Exercise prompt:
Only the lines from the start of the data to the line containing "from matplotlib.lines import Line2D", both included, should be output, exactly and without pictures.

Raw data:
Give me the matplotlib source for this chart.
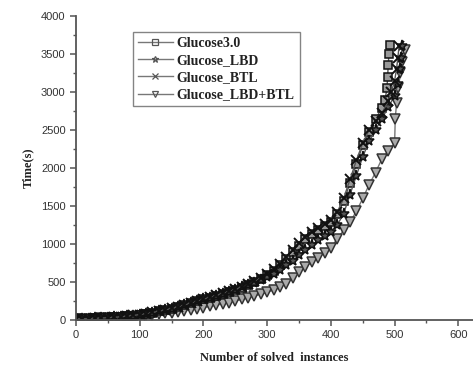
import matplotlib
matplotlib.use("Agg")
import matplotlib.pyplot as plt
from matplotlib.ticker import MultipleLocator
from matplotlib.lines import Line2D

# ---- data ----
x_g30 = [0,10,20,30,40,50,60,70,80,90,100,110,120,130,140,150,160,170,180,190,200,
         210,220,230,240,250,260,270,280,290,300,310,320,330,340,350,360,370,380,390,
         400,410,420,430,440,450,460,470,480,485,488,489,490,491,492]
y_g30 = [15,16,18,20,24,28,33,40,48,58,70,82,96,112,130,150,172,195,220,245,270,
         295,320,345,370,395,425,460,500,545,590,650,720,800,890,980,1060,1130,1190,1240,
         1290,1390,1560,1800,2050,2300,2480,2640,2790,2900,3050,3200,3350,3500,3620]

x_lbd = [0,10,20,30,40,50,60,70,80,90,100,110,120,130,140,150,160,170,180,190,200,
         210,220,230,240,250,260,270,280,290,300,310,320,330,340,350,360,370,380,390,
         400,410,420,430,440,450,460,470,480,490,500,505,508,510,512]
y_lbd = [15,16,18,21,25,29,34,41,49,59,71,83,97,113,131,151,173,196,221,246,271,
         296,322,348,374,400,428,460,492,525,560,610,660,720,780,850,920,990,1050,1100,
         1160,1250,1400,1650,1900,2150,2350,2500,2650,2800,2950,3100,3300,3450,3600]

x_btl = [0,10,20,30,40,50,60,70,80,90,100,110,120,130,140,150,160,170,180,190,200,
         210,220,230,240,250,260,270,280,290,300,310,320,330,340,350,360,370,380,390,
         400,410,420,430,440,450,460,470,480,490,495,500,503,505,507]
y_btl = [16,17,19,22,26,30,35,42,50,60,72,85,99,115,133,153,175,198,223,248,274,
         300,326,352,378,405,435,470,510,555,605,665,740,825,915,1010,1090,1160,1215,1260,
         1310,1420,1600,1850,2100,2330,2500,2620,2720,2880,3000,3150,3300,3450,3600]

x_lbdbtl = [0,10,20,30,40,50,60,70,80,90,100,110,120,130,140,150,160,170,180,190,200,
            210,220,230,240,250,260,270,280,290,300,310,320,330,340,350,360,370,380,390,
            400,410,420,430,440,450,460,470,480,490,500,501,503,506,509,512,516]
y_lbdbtl = [15,15,16,18,20,23,27,32,38,45,52,60,68,77,87,97,108,120,133,147,162,
            178,195,212,230,250,270,292,315,340,365,395,430,480,550,630,700,760,820,880,
            950,1070,1180,1290,1430,1600,1780,1940,2120,2220,2330,2650,2850,3050,3250,3400,3550]

labels = ["Glucose3.0", "Glucose_LBD", "Glucose_BTL", "Glucose_LBD+BTL"]
markers = ["s", "*", "x", "v"]
x_ticks = [0, 100, 200, 300, 400, 500, 600]
y_ticks = [0, 500, 1000, 1500, 2000, 2500, 3000, 3500, 4000]

# ---- figure ----
fig = plt.figure(figsize=(4.73, 3.67), dpi=100)
ax = fig.add_axes([76/473, 1-320/367, 1-76/473, (320-16)/367])

ax.plot(x_lbdbtl, y_lbdbtl, color="#777777", lw=1.0, marker="v", ms=7,
        mfc="#aaaaaa", mec="#333333", mew=1.1)
ax.plot(x_g30, y_g30, color="#555555", lw=1.0, marker="s", ms=6,
        mfc="#999999", mec="#111111", mew=1.1)
ax.plot(x_lbd, y_lbd, color="#555555", lw=1.0, marker="*", ms=8,
        mfc="#555555", mec="#111111", mew=1.1)
ax.plot(x_btl, y_btl, color="#555555", lw=1.0, marker="x", ms=6.5,
        mfc="none", mec="#111111", mew=1.4)

ax.set_xlim(0, 623)
ax.set_ylim(0, 4000)
ax.set_xticks(x_ticks)
ax.set_yticks(y_ticks)
ax.xaxis.set_minor_locator(MultipleLocator(50))
ax.yaxis.set_minor_locator(MultipleLocator(250))

for s in ["top", "right"]:
    ax.spines[s].set_visible(False)
for s in ["left", "bottom"]:
    ax.spines[s].set_color("#555555")
    ax.spines[s].set_linewidth(1.3)

ax.tick_params(which="major", direction="out", length=4, width=1.1, color="#555555",
               labelsize=8, labelcolor="#333333")
ax.tick_params(which="minor", direction="out", length=2.5, width=1.0, color="#555555")
for lab in ax.get_xticklabels() + ax.get_yticklabels():
    lab.set_family("Liberation Sans")

ax.set_xlabel("Number of solved  instances", family="Liberation Serif", fontsize=9,
              fontweight="bold", color="#222222", labelpad=8)
ax.set_ylabel("Time(s)", family="Liberation Serif", fontsize=9,
              fontweight="bold", color="#222222", labelpad=5)

proxies = [Line2D([], [], color="#777777", lw=1.0, marker=m, ms=5,
                  mfc="none", mec="#555555", mew=0.9) for m in markers]
leg = ax.legend(proxies, labels,
                loc="upper left", bbox_to_anchor=(133/473, 1-32/367),
                bbox_transform=fig.transFigure, frameon=True, fancybox=False,
                edgecolor="#666666", handlelength=2.5, labelspacing=0.3,
                handletextpad=0.3, borderpad=0.35, borderaxespad=0,
                prop={"family": "Liberation Serif", "size": 10, "weight": "bold"})
leg.get_frame().set_linewidth(1.0)
for t in leg.get_texts():
    t.set_color("#222222")

fig.savefig("out.png", dpi=100)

Exercise output:
Give me the matplotlib source for this chart.
import matplotlib
matplotlib.use("Agg")
import matplotlib.pyplot as plt
from matplotlib.ticker import MultipleLocator
from matplotlib.lines import Line2D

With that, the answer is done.